▸ Information supplied:
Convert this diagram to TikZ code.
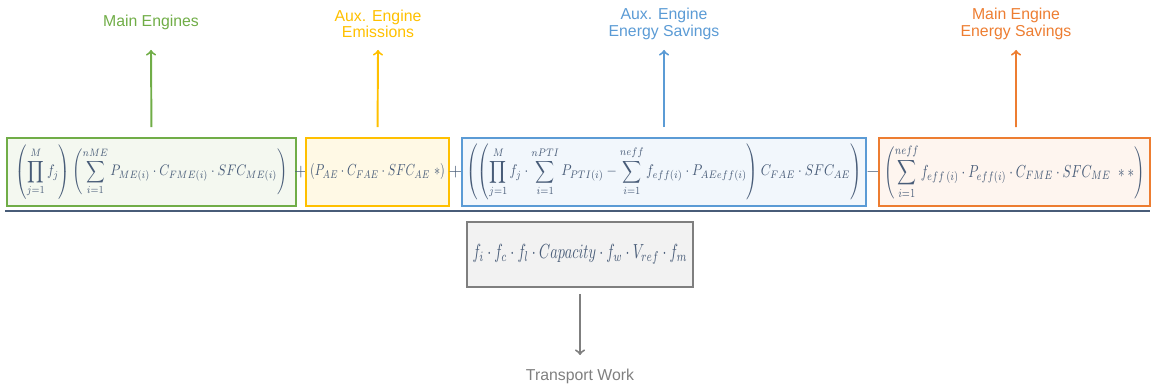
\documentclass[tikz,border=0pt]{standalone}
\usepackage{amsmath}
\usepackage{graphicx}
\usepackage{fontspec}
\setsansfont{Liberation Sans}
\usetikzlibrary{positioning}

\definecolor{megreen}{RGB}{112,173,71}
\definecolor{aeyellow}{RGB}{255,192,0}
\definecolor{aeblue}{RGB}{91,155,213}
\definecolor{meorange}{RGB}{237,125,49}
\definecolor{formula}{RGB}{72,92,120}
\definecolor{workgray}{RGB}{127,127,127}

\begin{document}
\begin{tikzpicture}[x=0.02cm,y=-0.02cm,
	termbox/.style={draw, line width=1.1pt, minimum height=1.36cm, inner sep=0pt, text=formula},
	sign/.style={text=formula, inner sep=1pt},
	headtext/.style={font=\sffamily\fontsize{9}{9.5}\selectfont, align=center},
	up/.style={->, line width=1.1pt, shorten <=0.2cm}]
	\useasboundingbox (0,0) rectangle (1155,388);

	% the four terms of the numerator
	\node[termbox, draw=megreen, fill=megreen!8, minimum width=5.78cm] (mainbox) at (151.5,172)
		{\resizebox*{5.44cm}{1.1cm}{$\displaystyle\left(\prod_{j=1}^{M} f_j\right)\left(\sum_{i=1}^{nME} P_{ME(i)}\cdot C_{FME(i)}\cdot SFC_{ME(i)}\right)$}};
	\node[sign] (plusa) at (301,172) {$+$};
	\node[termbox, draw=aeyellow, fill=aeyellow!10, minimum width=2.86cm] (auxbox) at (377.5,172)
		{\resizebox*{2.7cm}{0.32cm}{$(P_{AE}\cdot C_{FAE}\cdot SFC_{AE}\ *)$}};
	\node[sign] (plusb) at (455.5,172) {$+$};
	\node[termbox, draw=aeblue, fill=aeblue!8, minimum width=8.08cm] (ptibox) at (664,172)
		{\resizebox*{7.92cm}{1.12cm}{$\displaystyle\left(\left(\prod_{j=1}^{M} f_j\cdot\sum_{i=1}^{nPTI} P_{PTI(i)}-\sum_{i=1}^{neff} f_{eff(i)}\cdot P_{AEeff(i)}\right)C_{FAE}\cdot SFC_{AE}\right)$}};
	\node[sign] (minus) at (873,172) {$-$};
	\node[termbox, draw=meorange, fill=meorange!8, minimum width=5.42cm] (effbox) at (1014.5,172)
		{\resizebox*{5.2cm}{1.1cm}{$\displaystyle\left(\sum_{i=1}^{neff} f_{eff\,(i)}\cdot P_{eff(i)}\cdot C_{FME}\cdot SFC_{ME}\ **\right)$}};

	% fraction bar
	\coordinate (rulel) at (5,211);
	\coordinate (ruler) at (1150,211);
	\draw[formula, line width=1.2pt] (rulel) -- (ruler);

	% denominator
	\node[termbox, draw=workgray, fill=black!5, minimum width=4.52cm, minimum height=1.3cm] (workbox) at (580,254.5)
		{\resizebox*{4.3cm}{0.4cm}{$f_i\cdot f_c\cdot f_l\cdot Capacity\cdot f_w\cdot V_{ref}\cdot f_m$}};

	% headings
	\node[headtext, text=megreen] (mainlbl) at (151,22) {Main Engines};
	\node[headtext, text=aeyellow] (auxlbl) at (378,24) {Aux. Engine\\Emissions};
	\node[headtext, text=aeblue] (ptilbl) at (664,24) {Aux. Engine\\Energy Savings};
	\node[headtext, text=meorange] (efflbl) at (1016,24) {Main Engine\\Energy Savings};
	\node[headtext, text=workgray] (worklbl) at (580,376) {Transport Work};

	\coordinate (maintip) at (151,50);
	\coordinate (auxtip) at (378,50);
	\coordinate (ptitip) at (664,50);
	\coordinate (efftip) at (1016,50);
	\coordinate (worktip) at (580,355);

	\draw[up, megreen] (mainbox.north) -- (maintip);
	\draw[up, aeyellow] (auxbox.north) -- (auxtip);
	\draw[up, aeblue] (ptibox.north) -- (ptitip);
	\draw[up, meorange] ([xshift=0.03cm]effbox.north) -- (efftip);
	\draw[up, workgray, shorten <=0.12cm] (workbox.south) -- (worktip);
\end{tikzpicture}
\end{document}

▸ Task prompt:
Copy the material shown above in full and exactly. Skip the pictures.

▸ Output of the task:
Convert this diagram to TikZ code.
\documentclass[tikz,border=0pt]{standalone}
\usepackage{amsmath}
\usepackage{graphicx}
\usepackage{fontspec}
\setsansfont{Liberation Sans}
\usetikzlibrary{positioning}

\definecolor{megreen}{RGB}{112,173,71}
\definecolor{aeyellow}{RGB}{255,192,0}
\definecolor{aeblue}{RGB}{91,155,213}
\definecolor{meorange}{RGB}{237,125,49}
\definecolor{formula}{RGB}{72,92,120}
\definecolor{workgray}{RGB}{127,127,127}

\begin{document}
\begin{tikzpicture}[x=0.02cm,y=-0.02cm,
	termbox/.style={draw, line width=1.1pt, minimum height=1.36cm, inner sep=0pt, text=formula},
	sign/.style={text=formula, inner sep=1pt},
	headtext/.style={font=\sffamily\fontsize{9}{9.5}\selectfont, align=center},
	up/.style={->, line width=1.1pt, shorten <=0.2cm}]
	\useasboundingbox (0,0) rectangle (1155,388);

	% the four terms of the numerator
	\node[termbox, draw=megreen, fill=megreen!8, minimum width=5.78cm] (mainbox) at (151.5,172)
		{\resizebox*{5.44cm}{1.1cm}{$\displaystyle\left(\prod_{j=1}^{M} f_j\right)\left(\sum_{i=1}^{nME} P_{ME(i)}\cdot C_{FME(i)}\cdot SFC_{ME(i)}\right)$}};
	\node[sign] (plusa) at (301,172) {$+$};
	\node[termbox, draw=aeyellow, fill=aeyellow!10, minimum width=2.86cm] (auxbox) at (377.5,172)
		{\resizebox*{2.7cm}{0.32cm}{$(P_{AE}\cdot C_{FAE}\cdot SFC_{AE}\ *)$}};
	\node[sign] (plusb) at (455.5,172) {$+$};
	\node[termbox, draw=aeblue, fill=aeblue!8, minimum width=8.08cm] (ptibox) at (664,172)
		{\resizebox*{7.92cm}{1.12cm}{$\displaystyle\left(\left(\prod_{j=1}^{M} f_j\cdot\sum_{i=1}^{nPTI} P_{PTI(i)}-\sum_{i=1}^{neff} f_{eff(i)}\cdot P_{AEeff(i)}\right)C_{FAE}\cdot SFC_{AE}\right)$}};
	\node[sign] (minus) at (873,172) {$-$};
	\node[termbox, draw=meorange, fill=meorange!8, minimum width=5.42cm] (effbox) at (1014.5,172)
		{\resizebox*{5.2cm}{1.1cm}{$\displaystyle\left(\sum_{i=1}^{neff} f_{eff\,(i)}\cdot P_{eff(i)}\cdot C_{FME}\cdot SFC_{ME}\ **\right)$}};

	% fraction bar
	\coordinate (rulel) at (5,211);
	\coordinate (ruler) at (1150,211);
	\draw[formula, line width=1.2pt] (rulel) -- (ruler);

	% denominator
	\node[termbox, draw=workgray, fill=black!5, minimum width=4.52cm, minimum height=1.3cm] (workbox) at (580,254.5)
		{\resizebox*{4.3cm}{0.4cm}{$f_i\cdot f_c\cdot f_l\cdot Capacity\cdot f_w\cdot V_{ref}\cdot f_m$}};

	% headings
	\node[headtext, text=megreen] (mainlbl) at (151,22) {Main Engines};
	\node[headtext, text=aeyellow] (auxlbl) at (378,24) {Aux. Engine\\Emissions};
	\node[headtext, text=aeblue] (ptilbl) at (664,24) {Aux. Engine\\Energy Savings};
	\node[headtext, text=meorange] (efflbl) at (1016,24) {Main Engine\\Energy Savings};
	\node[headtext, text=workgray] (worklbl) at (580,376) {Transport Work};

	\coordinate (maintip) at (151,50);
	\coordinate (auxtip) at (378,50);
	\coordinate (ptitip) at (664,50);
	\coordinate (efftip) at (1016,50);
	\coordinate (worktip) at (580,355);

	\draw[up, megreen] (mainbox.north) -- (maintip);
	\draw[up, aeyellow] (auxbox.north) -- (auxtip);
	\draw[up, aeblue] (ptibox.north) -- (ptitip);
	\draw[up, meorange] ([xshift=0.03cm]effbox.north) -- (efftip);
	\draw[up, workgray, shorten <=0.12cm] (workbox.south) -- (worktip);
\end{tikzpicture}
\end{document}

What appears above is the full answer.